→ **SUPPLIED MATERIAL**:
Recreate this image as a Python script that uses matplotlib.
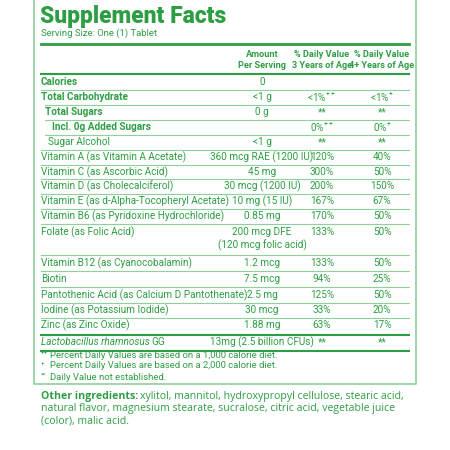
import matplotlib.pyplot as plt

green = '#2e9e44'
light = '#8fd09b'
font = ['Roboto', 'DejaVu Sans']

names = ["Calories", "Total Carbohydrate", "Total Sugars", "Incl. 0g Added Sugars", "Sugar Alcohol",
         "Vitamin A (as Vitamin A Acetate)", "Vitamin C (as Ascorbic Acid)", "Vitamin D (as Cholecalciferol)",
         "Vitamin E (as d-Alpha-Tocopheryl Acetate)", "Vitamin B6 (as Pyridoxine Hydrochloride)",
         "Folate (as Folic Acid)", "Vitamin B12 (as Cyanocobalamin)", "Biotin",
         "Pantothenic Acid (as Calcium D Pantothenate)", "Iodine (as Potassium Iodide)", "Zinc (as Zinc Oxide)",
         "Lactobacillus rhamnosus GG"]
amounts = ["0", "<1 g", "0 g", "", "<1 g", "360 mcg RAE (1200 IU)", "45 mg", "30 mcg (1200 IU)",
           "10 mg (15 IU)", "0.85 mg", "200 mcg DFE\n(120 mcg folic acid)", "1.2 mcg", "7.5 mcg",
           "2.5 mg", "30 mcg", "1.88 mg", "13mg (2.5 billion CFUs)"]
dv3 = ["", "<1%$^{++}$", "**", "0%$^{++}$", "**", "120%", "300%", "200%", "167%", "170%", "133%",
       "133%", "94%", "125%", "33%", "63%", "**"]
dv4 = ["", "<1%$^{+}$", "**", "0%$^{+}$", "**", "40%", "50%", "150%", "67%", "50%", "50%",
       "50%", "25%", "50%", "20%", "17%", "**"]
row_y = [82, 97, 112, 127, 142, 157, 172, 186, 201, 216, 232, 263, 279, 295, 310, 325, 342]
bold = [True, True, True, True, False] + [False] * 12
indent = [0, 0, 4, 11, 7] + [0] * 12

plt.rcParams['mathtext.fontset'] = 'custom'
plt.rcParams['mathtext.rm'] = 'Roboto'

fig = plt.figure(figsize=(4.5, 4.5), dpi=100)
ax = fig.add_axes([0, 0, 1, 1])
ax.set_xlim(0, 450)
ax.set_ylim(450, 0)
ax.axis('off')
renderer = fig.canvas.get_renderer()


def right_edge(t):
    bb = t.get_window_extent(renderer)
    return ax.transData.inverted().transform((bb.x1, bb.y0))[0]


fs = 7.2
ax.plot([34, 34, 416, 416], [0, 384, 384, 0], color=light, lw=1.2)
ax.text(40, 16, "Supplement Facts", fontsize=16.5, fontweight='heavy', color=green,
        family='Roboto', va='center')
ax.text(41, 33, "Serving Size: One (1) Tablet", fontsize=6.8, color=green, family=font, va='center')
ax.plot([41, 409], [44, 44], color=green, lw=2)
for x, t in [(262, "Amount\nPer Serving"), (322, "% Daily Value\n3 Years of Age"), (382, "% Daily Value\n4+ Years of Age")]:
    ax.text(x, 60, t, fontsize=6.6, fontweight='bold', color=green, family=font, ha='center',
            va='center', linespacing=1.3)
ax.plot([41, 409], [74, 74], color=green, lw=1.5)

for i, n in enumerate(names):
    y = row_y[i]
    if n.startswith("Lacto"):
        t = ax.text(41, y, "Lactobacillus rhamnosus", fontsize=fs, color=green, family=font,
                    va='center', style='italic')
        ax.text(right_edge(t) + 1.5, y, "GG", fontsize=fs, color=green, family=font, va='center')
    else:
        ax.text(41 + indent[i], y, n, fontsize=fs, color=green, family=font, va='center',
                fontweight='bold' if bold[i] else 'normal')
    ax.text(262, y + (7 if "\n" in amounts[i] else 0), amounts[i], fontsize=fs, color=green, family=font,
            ha='center', va='center', linespacing=1.2)
    ax.text(322, y, dv3[i], fontsize=fs, color=green, family=font, ha='center', va='center')
    ax.text(382, y, dv4[i], fontsize=fs, color=green, family=font, ha='center', va='center')
    if i < len(names) - 1:
        nxt = row_y[i + 1]
        ly = (y + nxt) / 2 if i != 10 else 255
        if i == 15:
            ax.plot([41, 409], [ly + 1, ly + 1], color=green, lw=1.5)
        else:
            ax.plot([41 + (4 if 1 <= i <= 3 else 0), 409], [ly, ly], color=light, lw=0.8)
ax.plot([41, 409], [351, 351], color=green, lw=1.5)

foot = [("++", "Percent Daily Values are based on a 1,000 calorie diet."),
        ("+", "Percent Daily Values are based on a 2,000 calorie diet."),
        ("**", "Daily Value not established.")]
for k, (s, t) in enumerate(foot):
    y = 355 + k * 11
    ax.text(41, y - 2, s, fontsize=4.5, color=green, family=font, va='center')
    ax.text(50, y, t, fontsize=6.8, color=green, family=font, va='center')

ofs = 7.6
t = ax.text(41, 397, "Other ingredients:", fontsize=ofs, fontweight='bold', color=green, family='Open Sans',
            va='center')
ax.text(right_edge(t) + 2, 397, "xylitol, mannitol, hydroxypropyl cellulose, stearic acid,", fontsize=ofs,
        color=green, family='Open Sans', va='center')
ax.text(41, 409, "natural flavor, magnesium stearate, sucralose, citric acid, vegetable juice", fontsize=ofs,
        color=green, family='Open Sans', va='center')
ax.text(41, 421, "(color), malic acid.", fontsize=ofs, color=green, family='Open Sans', va='center')

fig.savefig("out.png", dpi=100)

→ **TASK DESCRIPTION**: Write the lines above out again exactly, without any of their pictures.

→ **REPLY TO THE EXERCISE**:
Recreate this image as a Python script that uses matplotlib.
import matplotlib.pyplot as plt

green = '#2e9e44'
light = '#8fd09b'
font = ['Roboto', 'DejaVu Sans']

names = ["Calories", "Total Carbohydrate", "Total Sugars", "Incl. 0g Added Sugars", "Sugar Alcohol",
         "Vitamin A (as Vitamin A Acetate)", "Vitamin C (as Ascorbic Acid)", "Vitamin D (as Cholecalciferol)",
         "Vitamin E (as d-Alpha-Tocopheryl Acetate)", "Vitamin B6 (as Pyridoxine Hydrochloride)",
         "Folate (as Folic Acid)", "Vitamin B12 (as Cyanocobalamin)", "Biotin",
         "Pantothenic Acid (as Calcium D Pantothenate)", "Iodine (as Potassium Iodide)", "Zinc (as Zinc Oxide)",
         "Lactobacillus rhamnosus GG"]
amounts = ["0", "<1 g", "0 g", "", "<1 g", "360 mcg RAE (1200 IU)", "45 mg", "30 mcg (1200 IU)",
           "10 mg (15 IU)", "0.85 mg", "200 mcg DFE\n(120 mcg folic acid)", "1.2 mcg", "7.5 mcg",
           "2.5 mg", "30 mcg", "1.88 mg", "13mg (2.5 billion CFUs)"]
dv3 = ["", "<1%$^{++}$", "**", "0%$^{++}$", "**", "120%", "300%", "200%", "167%", "170%", "133%",
       "133%", "94%", "125%", "33%", "63%", "**"]
dv4 = ["", "<1%$^{+}$", "**", "0%$^{+}$", "**", "40%", "50%", "150%", "67%", "50%", "50%",
       "50%", "25%", "50%", "20%", "17%", "**"]
row_y = [82, 97, 112, 127, 142, 157, 172, 186, 201, 216, 232, 263, 279, 295, 310, 325, 342]
bold = [True, True, True, True, False] + [False] * 12
indent = [0, 0, 4, 11, 7] + [0] * 12

plt.rcParams['mathtext.fontset'] = 'custom'
plt.rcParams['mathtext.rm'] = 'Roboto'

fig = plt.figure(figsize=(4.5, 4.5), dpi=100)
ax = fig.add_axes([0, 0, 1, 1])
ax.set_xlim(0, 450)
ax.set_ylim(450, 0)
ax.axis('off')
renderer = fig.canvas.get_renderer()


def right_edge(t):
    bb = t.get_window_extent(renderer)
    return ax.transData.inverted().transform((bb.x1, bb.y0))[0]


fs = 7.2
ax.plot([34, 34, 416, 416], [0, 384, 384, 0], color=light, lw=1.2)
ax.text(40, 16, "Supplement Facts", fontsize=16.5, fontweight='heavy', color=green,
        family='Roboto', va='center')
ax.text(41, 33, "Serving Size: One (1) Tablet", fontsize=6.8, color=green, family=font, va='center')
ax.plot([41, 409], [44, 44], color=green, lw=2)
for x, t in [(262, "Amount\nPer Serving"), (322, "% Daily Value\n3 Years of Age"), (382, "% Daily Value\n4+ Years of Age")]:
    ax.text(x, 60, t, fontsize=6.6, fontweight='bold', color=green, family=font, ha='center',
            va='center', linespacing=1.3)
ax.plot([41, 409], [74, 74], color=green, lw=1.5)

for i, n in enumerate(names):
    y = row_y[i]
    if n.startswith("Lacto"):
        t = ax.text(41, y, "Lactobacillus rhamnosus", fontsize=fs, color=green, family=font,
                    va='center', style='italic')
        ax.text(right_edge(t) + 1.5, y, "GG", fontsize=fs, color=green, family=font, va='center')
    else:
        ax.text(41 + indent[i], y, n, fontsize=fs, color=green, family=font, va='center',
                fontweight='bold' if bold[i] else 'normal')
    ax.text(262, y + (7 if "\n" in amounts[i] else 0), amounts[i], fontsize=fs, color=green, family=font,
            ha='center', va='center', linespacing=1.2)
    ax.text(322, y, dv3[i], fontsize=fs, color=green, family=font, ha='center', va='center')
    ax.text(382, y, dv4[i], fontsize=fs, color=green, family=font, ha='center', va='center')
    if i < len(names) - 1:
        nxt = row_y[i + 1]
        ly = (y + nxt) / 2 if i != 10 else 255
        if i == 15:
            ax.plot([41, 409], [ly + 1, ly + 1], color=green, lw=1.5)
        else:
            ax.plot([41 + (4 if 1 <= i <= 3 else 0), 409], [ly, ly], color=light, lw=0.8)
ax.plot([41, 409], [351, 351], color=green, lw=1.5)

foot = [("++", "Percent Daily Values are based on a 1,000 calorie diet."),
        ("+", "Percent Daily Values are based on a 2,000 calorie diet."),
        ("**", "Daily Value not established.")]
for k, (s, t) in enumerate(foot):
    y = 355 + k * 11
    ax.text(41, y - 2, s, fontsize=4.5, color=green, family=font, va='center')
    ax.text(50, y, t, fontsize=6.8, color=green, family=font, va='center')

ofs = 7.6
t = ax.text(41, 397, "Other ingredients:", fontsize=ofs, fontweight='bold', color=green, family='Open Sans',
            va='center')
ax.text(right_edge(t) + 2, 397, "xylitol, mannitol, hydroxypropyl cellulose, stearic acid,", fontsize=ofs,
        color=green, family='Open Sans', va='center')
ax.text(41, 409, "natural flavor, magnesium stearate, sucralose, citric acid, vegetable juice", fontsize=ofs,
        color=green, family='Open Sans', va='center')
ax.text(41, 421, "(color), malic acid.", fontsize=ofs, color=green, family='Open Sans', va='center')

fig.savefig("out.png", dpi=100)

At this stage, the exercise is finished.